Line-up includes readings by 45 poets in 15 languages, discussions on poetry
New Delhi, April 5: Rhyme and reason will take centre-stage as 45 poets working across 15 Indian languages assemble in the national capital for a celebration of verse at the country’s first ever biennale of poetry beginning on Friday.
The three-day biennale, titled VAK: The Raza Biennale of Indian Poetry, has been conceived and organised by the Raza Foundation – set up by the late master artist Sayed Haider Raza in 2001 and helmed by eminent Hindi poet Ashok Vajpeyi, the Managing Trustee.
“We want to bring to the attention of the people of Delhi, the magic of poetry, not just in Hindi English and Urdu but also languages like Kashmiri, Assamese, Manipuri, etc. For this inaugural festival, we are bringing in poets, both well-known and upcoming ones who have been recommended by stalwart poets,” Vajpeyi said.

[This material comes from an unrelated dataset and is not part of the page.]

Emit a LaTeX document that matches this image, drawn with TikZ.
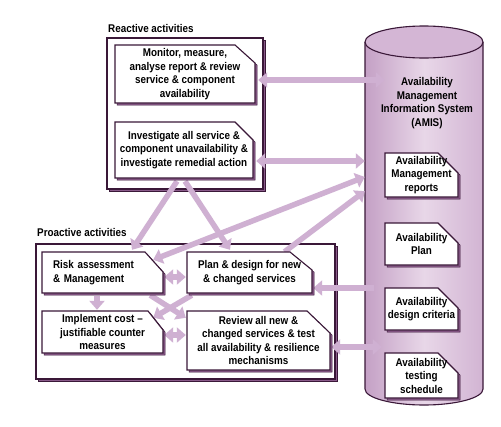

Over 11 poetry sessions spread across April 7-9, the festival will see each invited poet regale audiences at Triveni Kala Sangam with 15-minute readings of selected poems from his or her collection, rendering the original as well as translations in Hindi and English.
The first session Friday evening will feature five participating poets - Salma (Tamil), Haraprasad Das (Odia), Nilim Kumar (Assamese), Ratan Thiyam (Manipuri) and Majrooh Rashid (Kashmiri). They will take the stage after inaugurating the Biennale and launching the poetry anthology Vak, which contains contributions by all 45 participating poets.
The publication, edited by Vajpeyi and art writer Shruthi Issac, explores diverse social and political concerns of the country’s poets like freedom of expression, violence, language, love, exile, hope, nature and of the human condition.
Prior to the readings, noted Hindustani classical singer Bhuvanesh Komkali will vocalise a set of Bhakti sonnets and compositions inspired by the unique stylings of his grandfather Pandit Kumar Gandharva and father Pandit Mukul Shivputra.
Among the notable poets participating in the Biennale are K. Satchidanandan (Malayalam), Sharmila Ray (English), Kanji Patel (Gujarati), H.S. Sivaprakash (Kannada), Mangalesh Dabral (Hindi), Pratim Baruah (Assamese), Arundhathi Subramaniam (English), and Subodh Sarkar (Bengali).
“It is hoped that the Biennale will bring forth the vibrant and furious creativity; the dynamic imagination; the plurality of visions, styles and idioms; the surprising resonances and disturbing memories; the darings and aesthetic risks; the merging of time with the timeless; the immediacy and urgency; the socio-cultural and political reach of contemporary poetry of India in its full range and complexity,” Vajpeyi said.
Besides the readings, there will be three panel discussions featuring prominent writers and public intellectuals: ‘Poetry as Freedom’, ‘Poetry as Memory’ and ‘Poetry as Conscience’. Keki N. Daruwalla, Sitanshu Yashaschandra, Shiv Visvanathan, Udayan Vajpeyi, Ashis Nandy, Ramin Jahanbegloo, Shamim Hanfi, Ananya Vajpeyi, Krishna Kumar, Apoorvanand, and Satchidanandan are among those participating in the seminars.
The Biennale, entirely funded by S.H Raza’s personal financial resources with no state or corporate assistance sought, reflects the late Modern Indian Art master’s well-documented love for poetry. He inscribed lines of poetry – from the Vedas, the Upanishads, Sanskrit, Hindi and Urdu Poetry, Kabir, Tulsidas, Surdas, Ghalib, Mahadevi, Agyeya, Muktibodh, Faiz among others – onto his canvases, reviving a convention of miniature painting in so doing.
In his diary, Raza used to note down many lines of poetry that he liked in Hindi, English, Sanskrit, French etc. The diary, which ran into several volumes, was appropriately named ‘Dhai Aakhar’ (Two and A Half Letters) a phrase Kabir used to describe ‘love’.
Vak, from the Sanskrit word for speech, is envisioned as a three edition “triptych” event. While the upcoming Biennale focuses on Indian Poetry, the second in 2019 will feature Asian Poetry and the third in 2021 -- marking Raza’s birth centenary year – would be devoted to World Poetry.
Over that time, Vajpeyi said, “We shall witness and hear the many voices of poetry full of dreams and nightmares, mystery and wonder of being, innovative zeal and creative courage, interrogative spirit and affirmation. A new assertion that poetry matters; poetry enacts and explores freedom when there are constant attempts to limit and curb freedom; in the times of massive amnesia poetry rehabilitates memory and reminds us; poetry remains a strong invisible rampart of conscience.”